** THE PROBLEM **
Restate the data exactly as given and keep the pictures out.

>>>>

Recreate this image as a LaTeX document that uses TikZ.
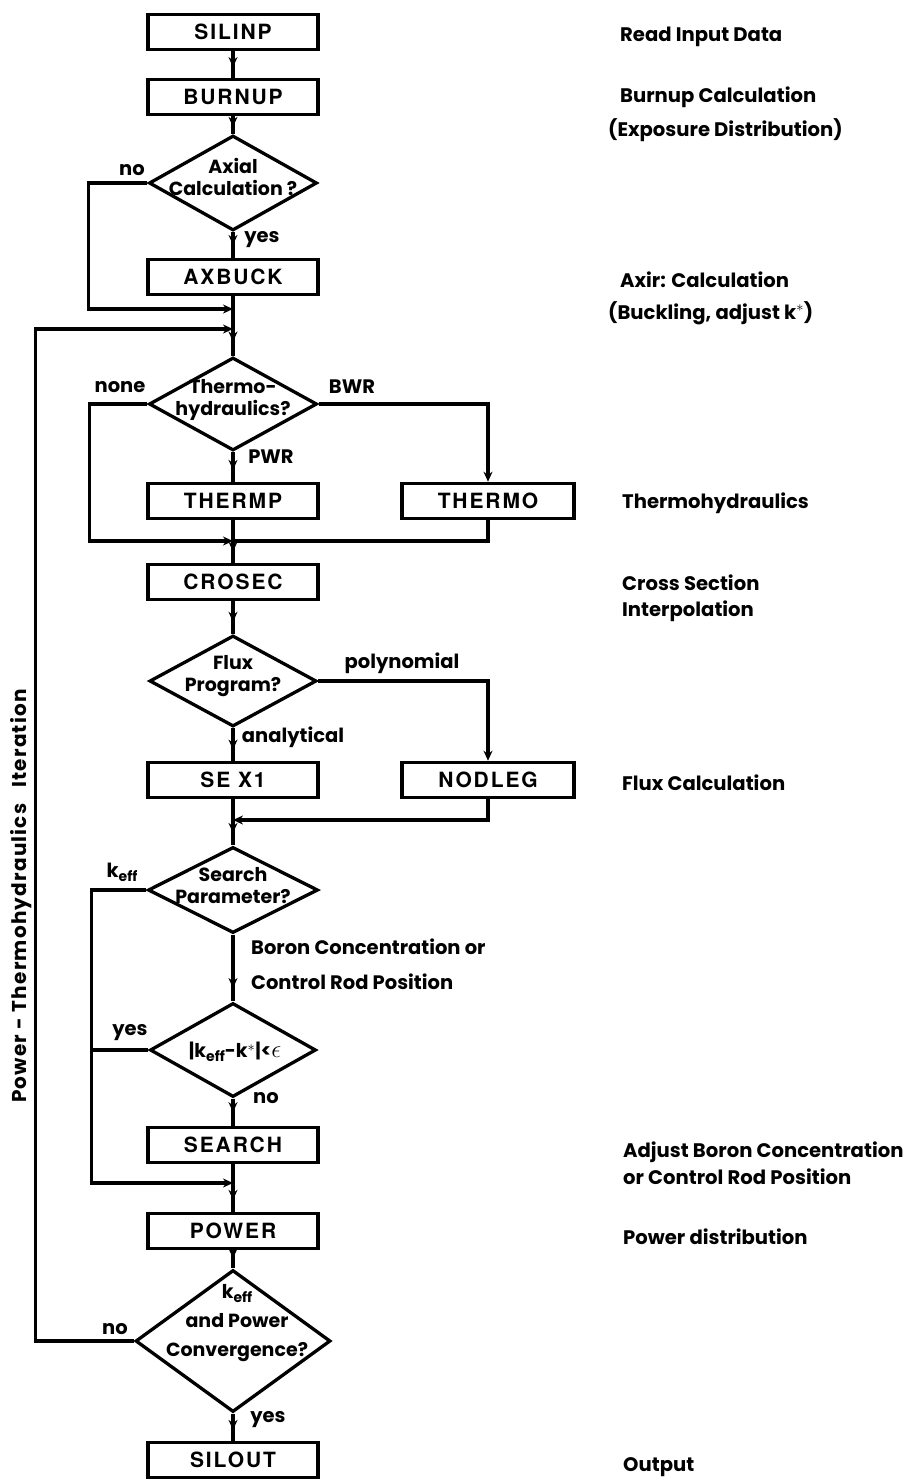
\documentclass[tikz,border=0pt]{standalone}
\usepackage{fontspec}
\setmainfont{Poppins}
\newfontfamily\boxfont[LetterSpace=9]{TeX Gyre Heros}
\usetikzlibrary{shapes.geometric,arrows.meta,decorations.markings}
\newcommand{\keff}{k\raisebox{-0.35ex}{\fontsize{14}{15}\selectfont eff}}
\begin{document}
\begin{tikzpicture}[x=1pt,y=-1pt,
  proc/.style={draw,line width=3.6pt,minimum width=170pt,minimum height=35pt,inner sep=0pt,font=\boxfont\bfseries\fontsize{21}{23}\selectfont},
  dmd/.style={draw,diamond,line width=3.3pt,inner sep=0pt},
  dtxt/.style={font=\bfseries\fontsize{19}{22}\selectfont,align=center,inner sep=0pt},
  lbl/.style={font=\bfseries\fontsize{19.5}{21}\selectfont,inner sep=0pt},
  side/.style={font=\bfseries\fontsize{19.6}{22}\selectfont,anchor=west,inner sep=0pt,align=left},
  conn/.style={line width=3.2pt},
  tip/.style={-{Stealth[length=10pt,width=9pt]}},
  midarr/.style={postaction={decorate},decoration={markings,mark=at position #1 with {\arrow{Stealth[length=10pt,width=9pt]}}}}
]
\useasboundingbox (0,0) rectangle (914,1480);
% main column
\node[proc] (sil) at (233,32) {SILINP};
\node[proc] (bur) at (233,97) {BURNUP};
\node[dmd,minimum width=168pt,minimum height=95pt] (ax) at (233,183) {};
\node[proc] (axb) at (233,277) {AXBUCK};
\node[dmd,minimum width=168pt,minimum height=93pt] (th) at (233,404) {};
\node[proc] (tp) at (233,501) {THERMP};
\node[proc,minimum width=172pt] (tm) at (488,501) {THERMO};
\node[proc] (cro) at (233,582) {CROSEC};
\node[dmd,minimum width=167pt,minimum height=91pt] (fl) at (233,681) {};
\node[proc] (sx) at (233,780) {SE X1};
\node[proc,minimum width=172pt] (nd) at (488,780) {NODLEG};
\node[dmd,minimum width=170pt,minimum height=86pt] (sp) at (233,890) {};
\node[dmd,minimum width=166pt,minimum height=94pt] (kk) at (233,1050) {};
\node[proc] (sr) at (233,1145) {SEARCH};
\node[proc] (pw) at (233,1231) {POWER};
\node[dmd,minimum width=195pt,minimum height=142pt] (cv) at (233,1341) {};
\node[proc] (so) at (233,1460) {SILOUT};
% diamond texts
\node[dtxt] (axt) at (233,177) {Axial\\Calculation ?};
\node[dtxt] (tht) at (233,400) {Thermo-\\hydraulics?};
\node[dtxt] (flt) at (233,676) {Flux\\Program?};
\node[dtxt] (spt) at (233,886) {Search\\Parameter?};
\node[dtxt] (kkt) at (235,1052) {|\keff-k$^{*}$|{<}{\fontsize{27}{27}\selectfont$\epsilon$}};
\node[dtxt,font=\bfseries\fontsize{19}{29}\selectfont] (cvt) at (237,1323) {\keff\\and Power\\Convergence?};
% junctions
\coordinate (j1) at (233,309);
\coordinate (j2) at (233,329);
\coordinate (j3) at (233,541);
\coordinate (j4) at (233,820);
\coordinate (j5) at (233,1183);
% connectors
\draw[conn,midarr=0.6] (sil) -- (bur);
\draw[conn,midarr=0.6] (bur) -- (ax.north);
\draw[conn,midarr=0.5] (ax.south) -- (axb.north);
\draw[conn,tip] (ax.west) -- ++(-59,0) |- (j1);
\draw[conn,midarr=0.76] (axb.south) -- (th.north);
\draw[conn,tip] (cv.west) -- ++(-98.5,0) |- (j2);
\draw[conn,tip] (th.west) -- ++(-58,0) |- (j3);
\draw[conn,tip] (th.east) -| (tm.north);
\draw[conn,midarr=0.6] (th.south) -- (tp.north);
\draw[conn] (tm.south) |- (j3);
\draw[conn,midarr=0.74] (tp.south) -- (cro.north);
\draw[conn,midarr=0.63] (cro.south) -- (fl.north);
\draw[conn,tip] (fl.east) -| (nd.north);
\draw[conn,midarr=0.66] (fl.south) -- (sx.north);
\draw[conn,tip] (nd.south) |- (j4);
\draw[conn,midarr=0.73] (sx.south) -- (sp.north);
\draw[conn,tip] (sp.west) -- ++(-55,0) |- (j5);
\draw[conn,midarr=0.8] (sp.south) -- (kk.north);
\draw[conn] (kk.west) -- ++(-57,0);
\draw[conn,midarr=0.5] (kk.south) -- (sr.north);
\draw[conn,midarr=0.75] (sr.south) -- (pw.north);
\draw[conn,midarr=0.45] (pw.south) -- (cv.north);
\draw[conn,midarr=0.6] (cv.south) -- (so.north);
% branch labels
\node[lbl] (l1) at (132,170) {no};
\node[lbl] (l2) at (262,240) {yes};
\node[lbl] (l3) at (120,387) {none};
\node[lbl] (l4) at (352,387) {BWR};
\node[lbl] (l5) at (271,457) {PWR};
\node[lbl] (l6) at (402,663) {polynomial};
\node[lbl] (l7) at (293,737) {analytical};
\node[lbl] (l8) at (122,872) {\keff};
\node[lbl,anchor=west] (l9) at (251,947) {Boron Concentration or};
\node[lbl,anchor=west] (l10) at (251,982) {Control Rod Position};
\node[lbl] (l11) at (130,1033) {yes};
\node[lbl] (l12) at (266,1098) {no};
\node[lbl] (l13) at (115,1329) {no};
\node[lbl] (l14) at (268,1420) {yes};
\node[lbl,rotate=90,font=\bfseries\fontsize{20}{22}\selectfont\addfontfeature{LetterSpace=6}] (loop) at (21,896) {Power - Thermohydraulics\hspace{16pt}Iteration};
% side descriptions
\node[side] (s1) at (620,37) {Read Input Data};
\node[side] (s2) at (620,97) {Burnup Calculation};
\node[side] (s3) at (608,130) {(Exposure Distribution)};
\node[side] (s4) at (620,280) {Axir: Calculation};
\node[side] (s5) at (608,313) {(Buckling, adjust k$^{*}$)};
\node[side] (s6) at (622,503) {Thermohydraulics};
\node[side] (s7) at (622,583) {Cross Section};
\node[side] (s8) at (622,611) {Interpolation};
\node[side] (s9) at (622,783) {Flux Calculation};
\node[side] (s10) at (623,1152) {Adjust Boron Concentration};
\node[side] (s11) at (623,1177) {or Control Rod Position};
\node[side] (s12) at (623,1237) {Power distribution};
\node[side] (s13) at (623,1467) {Output};
\end{tikzpicture}
\end{document}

<<<<

** FULL RESPONSE **
Recreate this image as a LaTeX document that uses TikZ.
\documentclass[tikz,border=0pt]{standalone}
\usepackage{fontspec}
\setmainfont{Poppins}
\newfontfamily\boxfont[LetterSpace=9]{TeX Gyre Heros}
\usetikzlibrary{shapes.geometric,arrows.meta,decorations.markings}
\newcommand{\keff}{k\raisebox{-0.35ex}{\fontsize{14}{15}\selectfont eff}}
\begin{document}
\begin{tikzpicture}[x=1pt,y=-1pt,
  proc/.style={draw,line width=3.6pt,minimum width=170pt,minimum height=35pt,inner sep=0pt,font=\boxfont\bfseries\fontsize{21}{23}\selectfont},
  dmd/.style={draw,diamond,line width=3.3pt,inner sep=0pt},
  dtxt/.style={font=\bfseries\fontsize{19}{22}\selectfont,align=center,inner sep=0pt},
  lbl/.style={font=\bfseries\fontsize{19.5}{21}\selectfont,inner sep=0pt},
  side/.style={font=\bfseries\fontsize{19.6}{22}\selectfont,anchor=west,inner sep=0pt,align=left},
  conn/.style={line width=3.2pt},
  tip/.style={-{Stealth[length=10pt,width=9pt]}},
  midarr/.style={postaction={decorate},decoration={markings,mark=at position #1 with {\arrow{Stealth[length=10pt,width=9pt]}}}}
]
\useasboundingbox (0,0) rectangle (914,1480);
% main column
\node[proc] (sil) at (233,32) {SILINP};
\node[proc] (bur) at (233,97) {BURNUP};
\node[dmd,minimum width=168pt,minimum height=95pt] (ax) at (233,183) {};
\node[proc] (axb) at (233,277) {AXBUCK};
\node[dmd,minimum width=168pt,minimum height=93pt] (th) at (233,404) {};
\node[proc] (tp) at (233,501) {THERMP};
\node[proc,minimum width=172pt] (tm) at (488,501) {THERMO};
\node[proc] (cro) at (233,582) {CROSEC};
\node[dmd,minimum width=167pt,minimum height=91pt] (fl) at (233,681) {};
\node[proc] (sx) at (233,780) {SE X1};
\node[proc,minimum width=172pt] (nd) at (488,780) {NODLEG};
\node[dmd,minimum width=170pt,minimum height=86pt] (sp) at (233,890) {};
\node[dmd,minimum width=166pt,minimum height=94pt] (kk) at (233,1050) {};
\node[proc] (sr) at (233,1145) {SEARCH};
\node[proc] (pw) at (233,1231) {POWER};
\node[dmd,minimum width=195pt,minimum height=142pt] (cv) at (233,1341) {};
\node[proc] (so) at (233,1460) {SILOUT};
% diamond texts
\node[dtxt] (axt) at (233,177) {Axial\\Calculation ?};
\node[dtxt] (tht) at (233,400) {Thermo-\\hydraulics?};
\node[dtxt] (flt) at (233,676) {Flux\\Program?};
\node[dtxt] (spt) at (233,886) {Search\\Parameter?};
\node[dtxt] (kkt) at (235,1052) {|\keff-k$^{*}$|{<}{\fontsize{27}{27}\selectfont$\epsilon$}};
\node[dtxt,font=\bfseries\fontsize{19}{29}\selectfont] (cvt) at (237,1323) {\keff\\and Power\\Convergence?};
% junctions
\coordinate (j1) at (233,309);
\coordinate (j2) at (233,329);
\coordinate (j3) at (233,541);
\coordinate (j4) at (233,820);
\coordinate (j5) at (233,1183);
% connectors
\draw[conn,midarr=0.6] (sil) -- (bur);
\draw[conn,midarr=0.6] (bur) -- (ax.north);
\draw[conn,midarr=0.5] (ax.south) -- (axb.north);
\draw[conn,tip] (ax.west) -- ++(-59,0) |- (j1);
\draw[conn,midarr=0.76] (axb.south) -- (th.north);
\draw[conn,tip] (cv.west) -- ++(-98.5,0) |- (j2);
\draw[conn,tip] (th.west) -- ++(-58,0) |- (j3);
\draw[conn,tip] (th.east) -| (tm.north);
\draw[conn,midarr=0.6] (th.south) -- (tp.north);
\draw[conn] (tm.south) |- (j3);
\draw[conn,midarr=0.74] (tp.south) -- (cro.north);
\draw[conn,midarr=0.63] (cro.south) -- (fl.north);
\draw[conn,tip] (fl.east) -| (nd.north);
\draw[conn,midarr=0.66] (fl.south) -- (sx.north);
\draw[conn,tip] (nd.south) |- (j4);
\draw[conn,midarr=0.73] (sx.south) -- (sp.north);
\draw[conn,tip] (sp.west) -- ++(-55,0) |- (j5);
\draw[conn,midarr=0.8] (sp.south) -- (kk.north);
\draw[conn] (kk.west) -- ++(-57,0);
\draw[conn,midarr=0.5] (kk.south) -- (sr.north);
\draw[conn,midarr=0.75] (sr.south) -- (pw.north);
\draw[conn,midarr=0.45] (pw.south) -- (cv.north);
\draw[conn,midarr=0.6] (cv.south) -- (so.north);
% branch labels
\node[lbl] (l1) at (132,170) {no};
\node[lbl] (l2) at (262,240) {yes};
\node[lbl] (l3) at (120,387) {none};
\node[lbl] (l4) at (352,387) {BWR};
\node[lbl] (l5) at (271,457) {PWR};
\node[lbl] (l6) at (402,663) {polynomial};
\node[lbl] (l7) at (293,737) {analytical};
\node[lbl] (l8) at (122,872) {\keff};
\node[lbl,anchor=west] (l9) at (251,947) {Boron Concentration or};
\node[lbl,anchor=west] (l10) at (251,982) {Control Rod Position};
\node[lbl] (l11) at (130,1033) {yes};
\node[lbl] (l12) at (266,1098) {no};
\node[lbl] (l13) at (115,1329) {no};
\node[lbl] (l14) at (268,1420) {yes};
\node[lbl,rotate=90,font=\bfseries\fontsize{20}{22}\selectfont\addfontfeature{LetterSpace=6}] (loop) at (21,896) {Power - Thermohydraulics\hspace{16pt}Iteration};
% side descriptions
\node[side] (s1) at (620,37) {Read Input Data};
\node[side] (s2) at (620,97) {Burnup Calculation};
\node[side] (s3) at (608,130) {(Exposure Distribution)};
\node[side] (s4) at (620,280) {Axir: Calculation};
\node[side] (s5) at (608,313) {(Buckling, adjust k$^{*}$)};
\node[side] (s6) at (622,503) {Thermohydraulics};
\node[side] (s7) at (622,583) {Cross Section};
\node[side] (s8) at (622,611) {Interpolation};
\node[side] (s9) at (622,783) {Flux Calculation};
\node[side] (s10) at (623,1152) {Adjust Boron Concentration};
\node[side] (s11) at (623,1177) {or Control Rod Position};
\node[side] (s12) at (623,1237) {Power distribution};
\node[side] (s13) at (623,1467) {Output};
\end{tikzpicture}
\end{document}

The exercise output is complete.